DiVirgilio remembered fondly by players, fellow coaches
Fayette County athletics lost a coaching legend with the passing of former Frazier coach Henry DiVirgilio. He died on Sept. 3 in Delmont.
DiVirgilio held the Commodores basketball head coaching position until he retired from coaching in 1984. He took one season off in 1978-79. He served as interim Superintendent of Schools until a replacement could be found. He also served as assistant high school principal, junior high principal and junior/senior high school principal before retiring in 1985.
DiVirgilio also coached baseball and football, but it was basketball where he left his mark. He retired with 457 wins in a 30-year career that included coaching the Commodores to the WPIAL Class B title in 1969 — the only WPIAL basketball title in the school’s history.
“I was just a young coach when I first met Henry and I was impressed with the way he handled his teams,” former Geibel Catholic boys basketball coach Ken Misiak said. “As I got older, we got very competitive against each other and I probably respected him even more because we played the games on the floor and we respected each other as coaches and what we were trying to do and I always respected Henry for that.”

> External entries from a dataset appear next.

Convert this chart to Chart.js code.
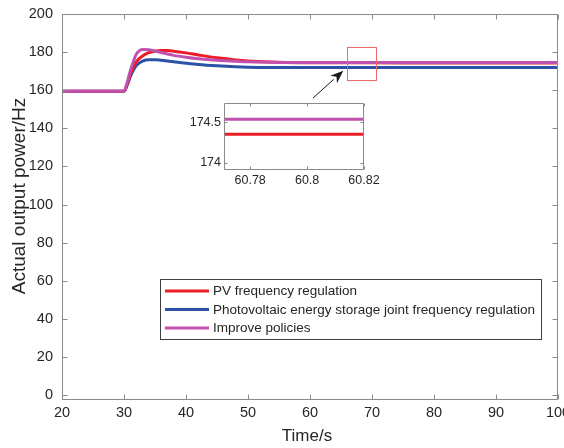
<!DOCTYPE html>
<html>
<head>
<meta charset="utf-8">
<script src="https://cdn.jsdelivr.net/npm/chart.js@4/dist/chart.umd.min.js"></script>
<style>
  html, body { margin: 0; padding: 0; background: #fff; }
  #wrap { position: relative; width: 564px; height: 448px; }
  #main { position: absolute; left: 0; top: 0; }
  #inset { position: absolute; left: 170px; top: 96px; }
</style>
</head>
<body>
<div id="wrap">
  <canvas id="main" width="564" height="448"></canvas>
  <canvas id="inset" width="224" height="100"></canvas>
</div>
<script>
// ---------- data ----------
const seriesLabels = ['PV frequency regulation', 'Photovoltaic energy storage joint frequency regulation', 'Improve policies'];
const xTitle = 'Time/s';
const yTitle = 'Actual output power/Hz';
const timeRed     = [20, 30, 30.5, 31, 31.5, 32, 33, 34, 35, 36, 37, 38, 40, 42, 45, 48, 50, 55, 60, 70, 80, 100];
const valuesRed   = [159.5, 159.5, 163, 168, 172, 175, 178, 179.7, 180.5, 180.8, 180.8, 180.5, 179.6, 178.5, 177, 175.9, 175.4, 174.7, 174.45, 174.36, 174.355, 174.355];
const timeBlue    = [20, 30, 30.5, 31, 31.5, 32, 33, 34, 35, 36, 38, 40, 42, 45, 48, 50, 55, 60, 70, 100];
const valuesBlue  = [159.5, 159.5, 162.5, 167, 170.5, 173, 175.3, 176, 176, 175.7, 175, 174.2, 173.5, 172.8, 172.3, 172.1, 171.95, 171.9, 171.9, 171.9];
const timeMag     = [20, 30, 30.5, 31, 31.5, 32, 32.5, 33, 34, 35, 36, 37, 38, 40, 42, 45, 48, 50, 55, 60, 70, 100];
const valuesMag   = [159.5, 159.5, 164, 170, 175, 179, 180.8, 181.4, 181.2, 180.6, 179.8, 179, 178.3, 177.3, 176.5, 175.7, 175.2, 174.9, 174.6, 174.55, 174.54, 174.54];
const xTicks = [20, 30, 40, 50, 60, 70, 80, 90, 100];
const yTicks = [0, 20, 40, 60, 80, 100, 120, 140, 160, 180, 200];

// inset (zoomed) data
const insetTime    = [60.7708, 60.82];
const insetRed     = [174.354, 174.354];
const insetMag     = [174.54, 174.54];
const insetXTicks  = [60.78, 60.80, 60.82];
const insetXLabels = ['60.78', '60.8', '60.82'];
const insetYTicks  = [174, 174.5];
const insetYLabels = ['174', '174.5'];

// annotation (data units)
const zoomBox = { x0: 65.92, x1: 70.53, y0: 165.6, y1: 182.85 };
const arrowFrom = { x: 60.48, y: 155.9 };
const arrowTo = { x: 65.37, y: 170.25 };

const colors = ['#EC1C26', '#2B52A6', '#C151AE'];
const FONT = '"Liberation Sans", Arial, Helvetica, sans-serif';
const TXT = '#262626';
const AXIS = '#8a8a8a';

function pts(xs, ys) { return xs.map((x, i) => ({ x: x, y: ys[i] })); }

const frameTicks = {
  id: 'frameTicks',
  afterDatasetsDraw(chart, args, opts) {
    const { ctx, chartArea: a, scales } = chart;
    const x = scales.x, y = scales.y;
    const len = opts.len || 5;
    ctx.save();
    ctx.strokeStyle = AXIS;
    ctx.lineWidth = 1;
    const L = Math.round(a.left) + 0.5, R = Math.round(a.right) - 0.5;
    const T = Math.round(a.top) + 0.5, B = Math.round(a.bottom) - 0.5;
    ctx.beginPath();
    ctx.rect(L, T, R - L, B - T);
    x.ticks.forEach(t => {
      const px = Math.round(x.getPixelForValue(t.value)) + 0.5;
      ctx.moveTo(px, B); ctx.lineTo(px, B - len);
      ctx.moveTo(px, T); ctx.lineTo(px, T + len);
    });
    y.ticks.forEach(t => {
      const py = Math.round(y.getPixelForValue(t.value)) + 0.5;
      ctx.moveTo(L, py); ctx.lineTo(L + len, py);
      ctx.moveTo(R, py); ctx.lineTo(R - len, py);
    });
    ctx.stroke();
    ctx.restore();
  }
};

const whiteArea = {
  id: 'whiteArea',
  beforeDraw(chart) {
    const { ctx, chartArea: a } = chart;
    ctx.save();
    ctx.fillStyle = '#fff';
    ctx.fillRect(a.left, a.top, a.right - a.left, a.bottom - a.top);
    ctx.restore();
  }
};

const axisTitles = {
  id: 'axisTitles',
  afterDraw(chart) {
    const { ctx } = chart;
    ctx.save();
    ctx.fillStyle = TXT;
    ctx.textAlign = 'center';
    ctx.textBaseline = 'middle';
    ctx.font = '17px ' + FONT;
    ctx.fillText(xTitle, 307, 436);
    ctx.translate(20, 196);
    ctx.rotate(-Math.PI / 2);
    ctx.font = '19px ' + FONT;
    ctx.fillText(yTitle, 0, 0);
    ctx.restore();
  }
};

const annotations = {
  id: 'annotations',
  afterDatasetsDraw(chart) {
    const { ctx, scales: { x, y } } = chart;
    ctx.save();
    const rx0 = x.getPixelForValue(zoomBox.x0), rx1 = x.getPixelForValue(zoomBox.x1);
    const ry0 = y.getPixelForValue(zoomBox.y1), ry1 = y.getPixelForValue(zoomBox.y0);
    ctx.strokeStyle = '#F06A6A';
    ctx.lineWidth = 1;
    ctx.strokeRect(Math.round(rx0) + 0.5, Math.round(ry0) + 0.5, Math.round(rx1 - rx0), Math.round(ry1 - ry0));
    const ax0 = x.getPixelForValue(arrowFrom.x), ay0 = y.getPixelForValue(arrowFrom.y);
    const ax1 = x.getPixelForValue(arrowTo.x), ay1 = y.getPixelForValue(arrowTo.y);
    const ang = Math.atan2(ay1 - ay0, ax1 - ax0);
    const hl = 13, hw = 5;
    const bx = ax1 - hl * Math.cos(ang), by = ay1 - hl * Math.sin(ang);
    ctx.strokeStyle = '#1a1a1a';
    ctx.fillStyle = '#1a1a1a';
    ctx.beginPath();
    ctx.moveTo(ax0, ay0); ctx.lineTo(bx, by);
    ctx.stroke();
    ctx.beginPath();
    ctx.moveTo(ax1, ay1);
    ctx.lineTo(bx + hw * Math.sin(ang), by - hw * Math.cos(ang));
    ctx.lineTo(ax1 - 0.7 * hl * Math.cos(ang), ay1 - 0.7 * hl * Math.sin(ang));
    ctx.lineTo(bx - hw * Math.sin(ang), by + hw * Math.cos(ang));
    ctx.closePath();
    ctx.fill();
    ctx.restore();
  }
};

const legendBox = {
  id: 'legendBox',
  afterDraw(chart) {
    const { ctx } = chart;
    const bx = 160.5, by = 279.5, bw = 381, bh = 60;
    ctx.save();
    ctx.fillStyle = '#fff';
    ctx.fillRect(bx, by, bw, bh);
    ctx.strokeStyle = '#404040';
    ctx.lineWidth = 1;
    ctx.strokeRect(bx, by, bw, bh);
    ctx.font = '13.5px ' + FONT;
    ctx.textBaseline = 'middle';
    const rows = [291, 309.5, 328];
    chart.data.datasets.forEach((ds, i) => {
      const ry = rows[i];
      ctx.strokeStyle = ds.borderColor;
      ctx.lineWidth = 3;
      ctx.beginPath();
      ctx.moveTo(165, ry); ctx.lineTo(209, ry);
      ctx.stroke();
      ctx.fillStyle = TXT;
      ctx.fillText(ds.label, 213, ry + 0.5);
    });
    ctx.restore();
  }
};

Chart.defaults.font.family = FONT;
Chart.defaults.color = TXT;

new Chart(document.getElementById('main'), {
  type: 'line',
  data: {
    datasets: [
      { label: seriesLabels[0], data: pts(timeRed, valuesRed), borderColor: colors[0], order: 1 },
      { label: seriesLabels[1], data: pts(timeBlue, valuesBlue), borderColor: colors[1], order: 2 },
      { label: seriesLabels[2], data: pts(timeMag, valuesMag), borderColor: colors[2], order: 0 }
    ]
  },
  options: {
    responsive: false,
    animation: false,
    devicePixelRatio: 1,
    layout: { padding: { top: 14, right: 6, left: 0, bottom: 0 } },
    elements: {
      line: { borderWidth: 3, cubicInterpolationMode: 'monotone', fill: false },
      point: { radius: 0 }
    },
    plugins: { legend: { display: false }, tooltip: { enabled: false }, frameTicks: { len: 5 } },
    scales: {
      x: {
        type: 'linear', min: 20, max: 100,
        afterBuildTicks: s => { s.ticks = xTicks.map(v => ({ value: v })); },
        afterFit: s => { s.height = 48; s.paddingLeft = 0; s.paddingRight = 0; },
        grid: { display: false, drawTicks: false },
        border: { display: false },
        ticks: { font: { size: 14.5 }, color: TXT, padding: 4, maxRotation: 0, autoSkip: false },
        title: { display: false }
      },
      y: {
        type: 'linear', min: -2.5, max: 200,
        afterBuildTicks: s => { s.ticks = yTicks.map(v => ({ value: v })); },
        afterFit: s => { s.width = 62; s.paddingTop = 0; s.paddingBottom = 0; },
        grid: { display: false, drawTicks: false },
        border: { display: false },
        ticks: { font: { size: 14.5 }, color: TXT, padding: 9, autoSkip: false },
        title: { display: false }
      }
    }
  },
  plugins: [frameTicks, annotations, legendBox, axisTitles]
});

new Chart(document.getElementById('inset'), {
  type: 'line',
  data: {
    datasets: [
      { label: seriesLabels[0], data: pts(insetTime, insetRed), borderColor: colors[0], order: 1 },
      { label: seriesLabels[2], data: pts(insetTime, insetMag), borderColor: colors[2], order: 0 }
    ]
  },
  options: {
    responsive: false,
    animation: false,
    devicePixelRatio: 1,
    layout: { padding: { top: 7, right: 30, left: 0, bottom: 0 } },
    elements: {
      line: { borderWidth: 3, fill: false },
      point: { radius: 0 }
    },
    plugins: { legend: { display: false }, tooltip: { enabled: false }, frameTicks: { len: 3 } },
    scales: {
      x: {
        type: 'linear', min: 60.7708, max: 60.82,
        afterBuildTicks: s => { s.ticks = insetXTicks.map(v => ({ value: v })); },
        afterFit: s => { s.height = 26; s.paddingLeft = 0; s.paddingRight = 0; },
        grid: { display: false, drawTicks: false },
        border: { display: false },
        ticks: { font: { size: 12.5 }, color: TXT, padding: 3, maxRotation: 0, autoSkip: false,
                 callback: (v, i) => insetXLabels[i] }
      },
      y: {
        type: 'linear', min: 173.91, max: 174.74,
        afterBuildTicks: s => { s.ticks = insetYTicks.map(v => ({ value: v })); },
        afterFit: s => { s.width = 54; s.paddingTop = 0; s.paddingBottom = 0; },
        grid: { display: false, drawTicks: false },
        border: { display: false },
        ticks: { font: { size: 12.5 }, color: TXT, padding: 3, autoSkip: false,
                 callback: (v, i) => insetYLabels[i] }
      }
    }
  },
  plugins: [whiteArea, frameTicks]
});
</script>
</body>
</html>
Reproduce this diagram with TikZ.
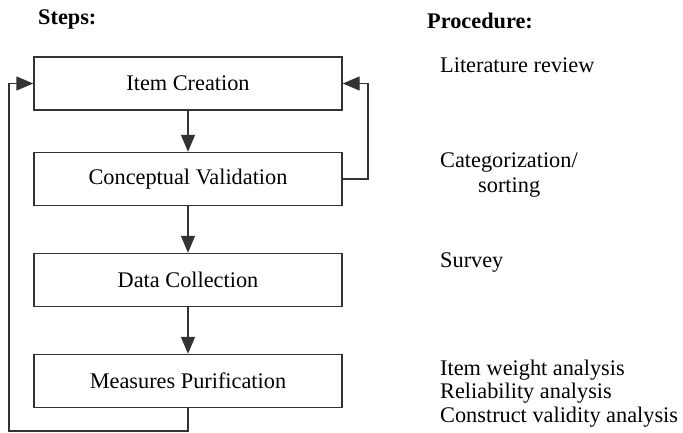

Former Mapletown coach Buddy Quertinmont also tangled with some of DiVirgilio’s Frazier squads.
“He beat me my first year at the Pitt Fieldhouse in the first round of the WPIAL playoffs,” Quertinmont recalled. “Henry was very involved in the game and he was into the game. I played against him as well when I was at Point Marion. He was a very good disciplinarian, he was well thought of.”
DiVirgilio’s coaching record included one WPIAL Title, a PIAA runner-up and a WPIAL runner-up. He won 11 section titles.
“The man who did a lot because I used to go to all of his coaching clinics was Ed McCluskey from Farrell,” DiVirgilio said in a previous Memory Lane column. “He was a real influence for me. He was great. I enjoyed him so much.”
Those who played for DiVirgilio remembered him fondly.
“Coach DiVirgilio was responsible for everything that happened to me,” Steve Stolarik said. “Not only did he get me to come out and play, but he mentioned to me a couple of times toward the end of my senior year that there were college scouts in the gym. One I remember in particular was a scout from Cornell coming and I had no ambitions or ideas of going on to college. We couldn’t afford that.
“I hadn’t taken the SAT test because I hadn’t planned on going to college. Henry drove me down to Pittsburgh where they were giving the test. He told me to take the test and said I would do fine. He said ‘You are going to go to college somewhere.’ Waynesburg was interested and he had connections with Buzz Ridl at Westminster and we took a drive up for a visit and I went up and felt much more comfortable at Westminster and it was a much better setting for me.”
“He was like a grandfather figure,” former guard Joe Lafko, currently the head coach at Hampton, said. “He was in his early sixties at that time and 1984 was his last year as coach. One thing that stood out to me about Coach DiVirgilio is that he never really got excited and never raised his tone with us. He was critical at times and there were times when we needed to be reprimanded, but he was always very calm and he was in control.”
DiVirgilio orchestrated Frazier’s march to a WPIAL title in 1969.
“He had the intestinal fortitude to use as many as four black kids at a time and that didn’t go over too well back then. It just wasn’t popular in the town,” former player Wes Ramsey said. “Plus, he instituted the man-to-man defense and we would have never gotten out of the section if we played zone defense back then. We didn’t start anybody over six feet and he took the same defense that Eddie McCluskey used at Farrell and brought it to Frazier. His training regimen really had us in shape. He made us do things in practice that, in the games, when other teams were dragging in the fourth quarter we were still going at it. He was one heck of a coach. He was an innovator.”
DiVirgilio was buried Saturday and his own words looking back at his storied career serve as a fitting epitaph.
“When kids say that I had a positive influence in their life that makes me feel good,” DiVirgilio stated. “That was worth a lot to me. I wouldn’t change anything. I made the right choice.”